Allah’ın kusursuz ve sınırsız güzellikteki Esmâsının kul üzerindeki izdüşümü tasavvur edilemeyecek kadar güzel olur. Çağımızın ve tüm zamanların en büyük kaybının Allah’ı bilmemekten neşet ettiğini biliyoruz müminler olarak. Bu kıymetli eseri okurken her bir Esmânın Allah’la kul arasına açılan iman, teslim oluş, itaat ediş Hakk’a yöneliş kapısı olduğunu hissettim. Dil ile ikrar ettiğimizi kalben bilmedikçe kemâle ermek mümkün müdür ki?
Allah kuluna kâfi değil mi?
Evet, kul ne zaman ki O’nu(c.c) unuttu; yeise, günaha, isyana kapıldı. Oysa bilsek ki her hal, her çaresizlik, her yalnızlığın tek ve yanıltmayan cevabı idrak ederek Allah dediğimiz her nefeste... Vicdanımızda olan Allah nurunun gündeme alınmaya, anlaşılmaya, anlatılmaya ve bu Esmalarla ahlaklanmaya ihtiyacı var insanlığın.

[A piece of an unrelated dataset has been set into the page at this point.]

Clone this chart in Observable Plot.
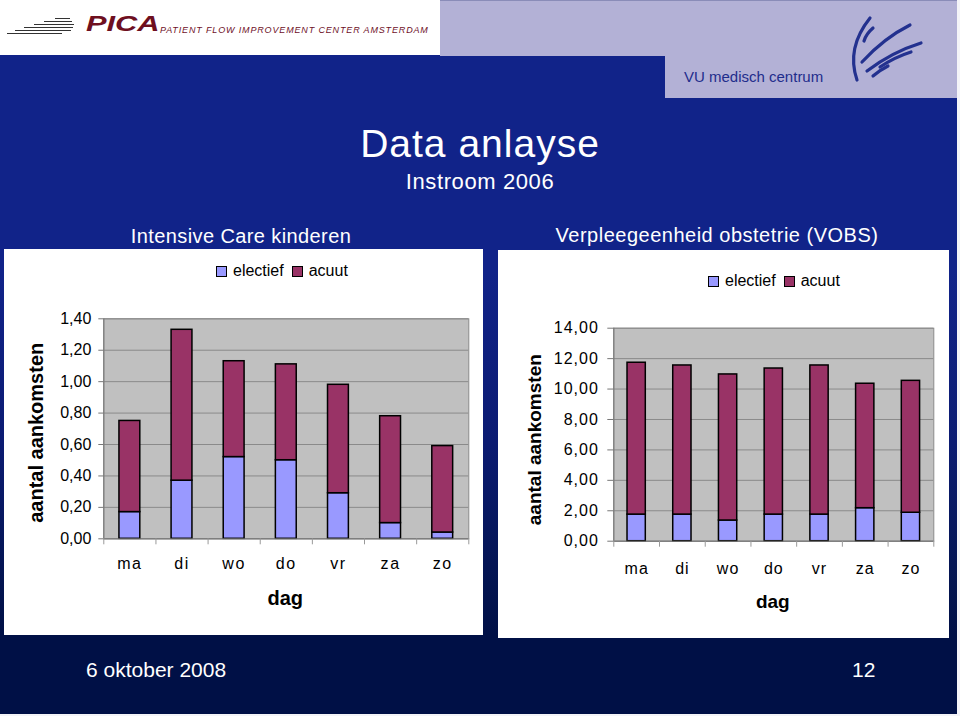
<!DOCTYPE html>
<html>
<head>
<meta charset="utf-8">
<script src="https://cdn.jsdelivr.net/npm/d3@7"></script>
<script src="https://cdn.jsdelivr.net/npm/@observablehq/plot@0.6"></script>
<style>
  html, body { margin: 0; padding: 0; background: #f4f4f8; }
  #slide { position: relative; width: 957px; height: 714px; overflow: hidden;
    font-family: "Liberation Sans", Arial, sans-serif;
    background: linear-gradient(to bottom, #112389 0%, #112389 38%, #0b1b72 62%, #031450 82%, #001046 89%, #001046 100%); }
  .abs { position: absolute; }
  .c { transform: translate(-50%, -50%); white-space: nowrap; line-height: 1; }
  .w { color: #fff; }
  .panel { background: #fff; }
  .leg { display: flex; align-items: center; font-size: 16px; color: #000; white-space: nowrap; }
  .sw { width: 9px; height: 9px; border: 1px solid #000; display: inline-block; margin-right: 6px; }
  #left g[aria-label="x-axis tick label"] text { letter-spacing: 1.6px; }
  #right g[aria-label="x-axis tick label"] text { letter-spacing: 1px; }
  #right g[aria-label="y-axis tick label"] text { letter-spacing: 1px; }
</style>
</head>
<body>
<div id="slide">
  <!-- header -->
  <div class="abs" style="left:0;top:0;width:440px;height:55px;background:#fff"></div>
  <div class="abs" style="left:440px;top:0;width:517px;height:55px;background:#b3b1d6;border-top:1px solid #8a8cb8"></div>
  <div class="abs" style="left:665px;top:55px;width:292px;height:43px;background:#b3b1d6"></div>
  <svg class="abs" style="left:0;top:0" width="957" height="100">
    <g stroke="#333" stroke-width="1">
      <line x1="55" y1="18.5" x2="70" y2="18.5"/>
      <line x1="44" y1="21.5" x2="72" y2="21.5"/>
      <line x1="34" y1="24.5" x2="74" y2="24.5"/>
      <line x1="24" y1="27.5" x2="73" y2="27.5"/>
      <line x1="15" y1="30.5" x2="71" y2="30.5"/>
      <line x1="7" y1="33.5" x2="62" y2="33.5"/>
    </g>
    <g fill="none" stroke="#23318f" stroke-width="3.2" stroke-linecap="round">
      <path d="M870,18 Q846,48 857,80"/>
      <path d="M873,28 Q866,34 864,41"/>
      <path d="M862,62 Q884,38 910,25"/>
      <path d="M867,71 Q892,52 921,43"/>
      <path d="M880,67 Q895,57 911,52"/>
      <path d="M873,76 Q880,70 888,66"/>
    </g>
  </svg>
  <div class="abs" style="left:86px;top:13px;font-size:22px;font-weight:bold;font-style:italic;color:#6e0f1f;transform:scaleX(1.4);transform-origin:left top;line-height:1">PICA</div>
  <div class="abs" style="left:160px;top:26px;font-size:9px;font-style:italic;color:#6e0f1f;letter-spacing:0.85px;line-height:1;white-space:nowrap">PATIENT FLOW IMPROVEMENT CENTER AMSTERDAM</div>
  <div class="abs" style="left:684px;top:69px;font-size:15px;color:#1f2d8c;line-height:1;white-space:nowrap">VU medisch centrum</div>

  <!-- titles -->
  <div class="abs c w" style="left:480px;top:143px;font-size:39px;letter-spacing:1px">Data anlayse</div>
  <div class="abs c w" style="left:480px;top:182px;font-size:22px;letter-spacing:0.6px">Instroom 2006</div>
  <div class="abs c w" style="left:241px;top:236px;font-size:20px;letter-spacing:0.4px">Intensive Care kinderen</div>
  <div class="abs c w" style="left:717px;top:235px;font-size:20px;letter-spacing:0.5px">Verpleegeenheid obstetrie (VOBS)</div>

  <!-- panels -->
  <div class="abs panel" style="left:4px;top:249px;width:479px;height:386px"></div>
  <div class="abs panel" style="left:498px;top:250px;width:451px;height:388px"></div>

  <div class="abs" id="left" style="left:4px;top:300px"></div>
  <div class="abs" id="right" style="left:499px;top:300px"></div>

  <div class="abs leg" id="legL" style="left:216px;top:262px"></div>
  <div class="abs leg" id="legR" style="left:708px;top:272px"></div>

  <!-- footer -->
  <div class="abs w" style="left:86px;top:659px;font-size:21px;line-height:1">6 oktober 2008</div>
  <div class="abs w" style="left:852px;top:659px;font-size:21px;line-height:1">12</div>
</div>

<script>
// ---- data ----
const days = ["ma", "di", "wo", "do", "vr", "za", "zo"];
const series = ["electief", "acuut"];
const seriesColors = ["#9999ff", "#993366"];

// Intensive Care kinderen
const icElectief = [0.17, 0.37, 0.52, 0.50, 0.29, 0.10, 0.04];
const icAcuut    = [0.58, 0.96, 0.61, 0.61, 0.69, 0.68, 0.55];
const icTicks    = [0, 0.2, 0.4, 0.6, 0.8, 1.0, 1.2, 1.4];

// Verpleegeenheid obstetrie (VOBS)
const vobsElectief = [1.75, 1.75, 1.36, 1.75, 1.75, 2.17, 1.87];
const vobsAcuut    = [9.98, 9.80, 9.60, 9.60, 9.80, 8.18, 8.67];
const vobsTicks    = [0, 2, 4, 6, 8, 10, 12, 14];

const yTitle = "aantal aankomsten";
const xTitle = "dag";

// ---- helpers ----
const fmt = v => v.toFixed(2).replace(".", ",");
const barFrac = 0.4;

function rowsFor(el, ac) {
  const rows = [];
  days.forEach((d, i) => {
    const x1 = i + (1 - barFrac) / 2, x2 = i + (1 + barFrac) / 2;
    rows.push({day: d, series: series[0], x1, x2, y1: 0, y2: el[i]});
    rows.push({day: d, series: series[1], x1, x2, y1: el[i], y2: el[i] + ac[i]});
  });
  return rows;
}

function chart(cfg) {
  const bounds = d3.range(days.length + 1);
  const centers = days.map((d, i) => i + 0.5);
  return Plot.plot({
    width: cfg.width, height: cfg.height,
    marginLeft: cfg.ml, marginRight: cfg.mr, marginTop: cfg.mt, marginBottom: cfg.mb,
    style: {fontFamily: '"Liberation Sans", Arial, sans-serif', fontSize: "16px", color: "#000", background: "transparent", overflow: "visible"},
    x: {type: "linear", domain: [0, days.length], axis: null},
    y: {domain: [cfg.ticks[0], cfg.ticks[cfg.ticks.length - 1]], axis: null},
    color: {domain: series, range: seriesColors},
    marks: [
      Plot.frame({fill: "#c0c0c0", stroke: "#8a8a8a"}),
      Plot.gridY(cfg.ticks, {stroke: "#8a8a8a", strokeOpacity: 1}),
      Plot.rectY(rowsFor(cfg.el, cfg.ac), {x1: "x1", x2: "x2", y1: "y1", y2: "y2", fill: "series", stroke: "#000", strokeWidth: 1.5}),
      Plot.ruleY([cfg.ticks[0]], {stroke: "#777"}),
      Plot.ruleX([0], {stroke: "#777"}),
      Plot.axisY(cfg.ticks, {tickFormat: fmt, tickSize: cfg.tickY, tickPadding: cfg.padY, stroke: "#777", fill: "#000", fontSize: 16}),
      Plot.axisX(bounds, {tickFormat: () => "", tickSize: 6, stroke: "#999"}),
      Plot.axisX(centers, {tickFormat: v => days[Math.round(v - 0.5)], tickSize: 0, tickPadding: cfg.padX, fill: "#000", fontSize: 16}),
      Plot.text([yTitle], {frameAnchor: "left", textAnchor: "middle", lineAnchor: "middle", rotate: -90, dx: cfg.ytDx, dy: cfg.ytDy, fontWeight: "bold", fontSize: cfg.ytSize, fill: "#000"}),
      Plot.text([xTitle], {frameAnchor: "bottom", textAnchor: "middle", lineAnchor: "middle", dy: cfg.xtDy, fontWeight: "bold", fontSize: cfg.xtSize, fill: "#000", dx: cfg.xtDx})
    ]
  });
}

document.getElementById("left").append(chart({
  el: icElectief, ac: icAcuut, ticks: icTicks,
  width: 479, height: 320, ml: 99.3, mr: 14.7, mt: 18.3, mb: 81.7,
  tickY: 5, padY: 7.5, padX: 18.5,
  ytDx: -67, ytDy: 4, ytSize: 20, xtDy: 60, xtSize: 20, xtDx: -1
}));

document.getElementById("right").append(chart({
  el: vobsElectief, ac: vobsAcuut, ticks: vobsTicks,
  width: 450, height: 330, ml: 114.3, mr: 15.7, mt: 27.7, mb: 89.3,
  tickY: 6, padY: 9, padX: 21.5,
  ytDx: -79, ytDy: 5, ytSize: 19, xtDy: 61, xtSize: 19, xtDx: -1
}));

function legend(id) {
  const el = document.getElementById(id);
  series.forEach((s, i) => {
    const item = document.createElement("span");
    item.style.cssText = "display:inline-flex;align-items:center;margin-right:" + (i === 0 ? "8px" : "0");
    item.innerHTML = '<span class="sw" style="background:' + seriesColors[i] + '"></span>' + s;
    el.append(item);
  });
}
legend("legL");
legend("legR");
</script>
</body>
</html>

Rahman ismini idrak etmekle O’nun Zatını yüceltmiş olmayız, ancak kendimizi, kulluğumuzu biliriz ki O(c.c.) zaten yüce ve mükemmeldir.
Akıcı ve anlaşılır bir üslubun gözlendiği Kur’an’a Göre Esmâ-i Hüsnâ kitabının sosyal medyada yapılan Esmâ derslerinden bağımsız olarak kaleme alındığı ifade edilirken, programları izleyenlerin izlediklerinden çok daha fazlasını bu eserde bulacağı şüphesiz. Sözbaşı, Giriş ve 24 Esmâ-i Hüsnâ’nın yer aldığı bu eser geçtiğimiz senenin Eylül ayında Düşün Yayıncılık arasından okuyucuların istifadesine sunuldu. Üç cilt halinde basılacağını haber aldığımız eserin 2. cildi güz aylarında okuyucularla buluşturulması düşünülüyor. Kur’an’a Göre Esmâ-i Hüsnâ Allah için yapılmış güzel bir hizmettir! Yazan, okuyan ve anlamaya yönelenlerden Allah(c.c) razı olsun!